Bei Pflichtverletzungen im Rahmen der Sicherungstreuhand haftet der Treuhänder im Regelfall nach den Vorschriften des Auftragsrechts (§§ 662 ff. BGB) beziehungsweise nach allgemeinen zivilrechtlichen Grundsätzen (§§ 280 ff. BGB) auf Schadensersatz. Zu den relevanten Pflichtverletzungen zählen insbesondere unrechtmäßige Verfügungen über das Sicherungsgut, unzureichende Information des Treugebers oder die eigenmächtige Verwertung ohne Sicherungsfall. Im Falle einer schuldhaften Verletzung haftet der Treuhänder auf Ersatz des dem Treugeber entstandenen Schadens. Darüber hinaus kann bei besonders gravierenden Pflichtverletzungen unter Umständen auch eine strafrechtliche Relevanz bestehen, etwa wegen Untreue (§ 266 StGB).
Welches Recht findet Anwendung bei grenzüberschreitenden Sicherungstreuhandverhältnissen?
Bei grenzüberschreitenden Sicherungstreuhandverhältnissen ist zu unterscheiden zwischen dem auf den Sicherungsvertrag anwendbaren Vertragsstatut sowie den sachenrechtlichen Zuordnungen von Sicherungsgegenständen.
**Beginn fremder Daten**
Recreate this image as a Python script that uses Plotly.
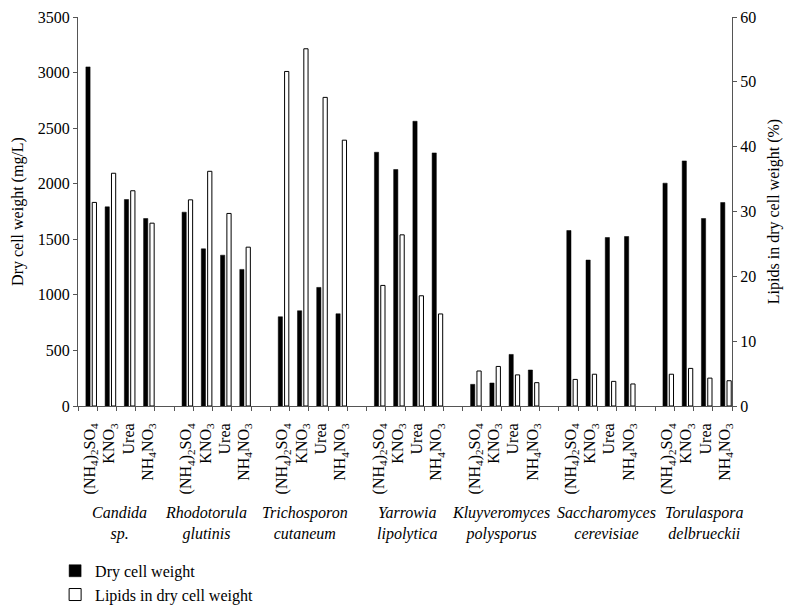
import plotly.graph_objects as go

yeast_genus = ["Candida", "Rhodotorula", "Trichosporon", "Yarrowia",
               "Kluyveromyces", "Saccharomyces", "Torulaspora"]
yeast_species = ["sp.", "glutinis", "cutaneum", "lipolytica",
                 "polysporus", "cerevisiae", "delbrueckii"]
nitrogen = ["(NH<sub>4</sub>)<sub>2</sub>SO<sub>4</sub>", "KNO<sub>3</sub>",
            "Urea", "NH<sub>4</sub>NO<sub>3</sub>"]

# Dry cell weight (mg/L), per yeast, per nitrogen source
dry_weight = [
    [3051, 1792, 1858, 1687],
    [1744, 1414, 1357, 1229],
    [803, 857, 1067, 830],
    [2283, 2128, 2562, 2277],
    [195, 207, 464, 324],
    [1579, 1313, 1516, 1525],
    [2005, 2205, 1687, 1831],
]
# Lipids in dry cell weight (%)
lipids = [
    [31.4, 35.9, 33.2, 28.2],
    [31.8, 36.2, 29.7, 24.5],
    [51.6, 55.1, 47.6, 41.0],
    [18.6, 26.4, 17.0, 14.2],
    [5.4, 6.1, 4.8, 3.6],
    [4.1, 4.9, 3.8, 3.4],
    [4.9, 5.8, 4.3, 3.9],
]

left_ticks = [0, 500, 1000, 1500, 2000, 2500, 3000, 3500]
right_ticks = [0, 10, 20, 30, 40, 50, 60]

FONT = "Liberation Serif, Times New Roman, serif"
AX = "#555555"
FS = 16

n_per = len(nitrogen)
step = n_per + 1
slots, dw, lp, tickpos, ticktext = [], [], [], [], []
for g in range(len(yeast_genus)):
    for n in range(n_per):
        s = g * step + n
        slots.append(s)
        dw.append(dry_weight[g][n])
        lp.append(lipids[g][n])
        tickpos.append(s + 0.62)
        ticktext.append(nitrogen[n])
n_slots = len(yeast_genus) * step - 1

fig = go.Figure()
fig.add_trace(go.Bar(
    x=slots, y=dw, name="Dry cell weight", offset=0.41, width=0.22,
    marker=dict(color="black", line=dict(color="black", width=0.5)),
    yaxis="y",
))
fig.add_trace(go.Bar(
    x=slots, y=lp, name="Lipids in dry cell weight", offset=0.74, width=0.22,
    marker=dict(color="white", line=dict(color="black", width=1)),
    yaxis="y2",
))

label_shift = [3, -7, -4, 2, 0, 9, 11]  # px nudges of group captions
annotations = []
for g in range(len(yeast_genus)):
    center = g * step + n_per / 2
    annotations.append(dict(
        x=center, xref="x", y=-0.301, yref="paper", xshift=label_shift[g],
        text="<i>%s</i><br><i>%s</i>" % (yeast_genus[g], yeast_species[g]),
        showarrow=False, xanchor="center", yanchor="middle",
        font=dict(family=FONT, size=FS, color="black"),
    ))

# page body has an 8px margin, so the figure is 8px smaller on each side
fig.update_layout(
    width=787, height=603,
    margin=dict(l=70, r=63, t=9, b=205, autoexpand=False),
    paper_bgcolor="white", plot_bgcolor="white",
    barmode="overlay",
    font=dict(family=FONT, size=FS, color="black"),
    showlegend=True,
    legend=dict(x=-0.035, y=-0.380, xanchor="left", yanchor="top",
                font=dict(family=FONT, size=FS, color="black"),
                tracegroupgap=0, bgcolor="rgba(0,0,0,0)"),
    xaxis=dict(
        range=[0, n_slots], showgrid=False, zeroline=False, automargin=False,
        showline=True, linecolor=AX, linewidth=1,
        tickmode="array", tickvals=tickpos, ticktext=ticktext,
        tickangle=-90, ticks="", ticklen=0, ticklabelstandoff=10,
        tickfont=dict(family=FONT, size=FS, color="black"),
        minor=dict(tickmode="linear", tick0=0, dtick=1, ticks="outside",
                   ticklen=4, tickcolor=AX, showgrid=False),
    ),
    yaxis=dict(
        range=[0, 3500], tickvals=left_ticks, showgrid=False, zeroline=False,
        automargin=False,
        showline=True, linecolor=AX, linewidth=1, ticks="outside",
        ticklen=4, tickcolor=AX,
        title=dict(text="Dry cell weight (mg/L)", standoff=10,
                   font=dict(family=FONT, size=FS, color="black")),
        tickfont=dict(family=FONT, size=FS, color="black"),
    ),
    yaxis2=dict(
        range=[0, 60], tickvals=right_ticks, overlaying="y", side="right",
        automargin=False,
        showgrid=False, zeroline=False, showline=True, linecolor=AX,
        linewidth=1, ticks="outside", ticklen=4, tickcolor=AX,
        title=dict(text="Lipids in dry cell weight (%)", standoff=12,
                   font=dict(family=FONT, size=FS, color="black")),
        tickfont=dict(family=FONT, size=FS, color="black"),
    ),
    annotations=annotations,
)

fig.write_html("out.html")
Das anwendbare Vertragsrecht richtet sich grundsätzlich nach Rom-I-VO, d.h. nach der individuellen Rechtswahl der Parteien. Fehlt eine solche, bestimmt sich das Vertragsstatut nach dem Sitz des Treuhänders oder dem Ort, an dem die Treuhandleistung zu erbringen ist. Bei Sicherungsgütern, die dem Sachenrecht unterliegen (etwa Grundstücke, bewegliche Sachen), entscheidet das Belegenheitsprinzip: Es gilt das Recht des Landes, in dem sich das Sicherungsgut physisch befindet. In Konstellationen mit Wertpapieren oder Forderungen sind zudem die international-privatrechtlichen Vorschriften des jeweiligen Staates zu beachten. Ein besonderes Augenmerk ist auf mögliche Anerkennungshindernisse oder kollidierende Vorschriften im Ausland zu legen.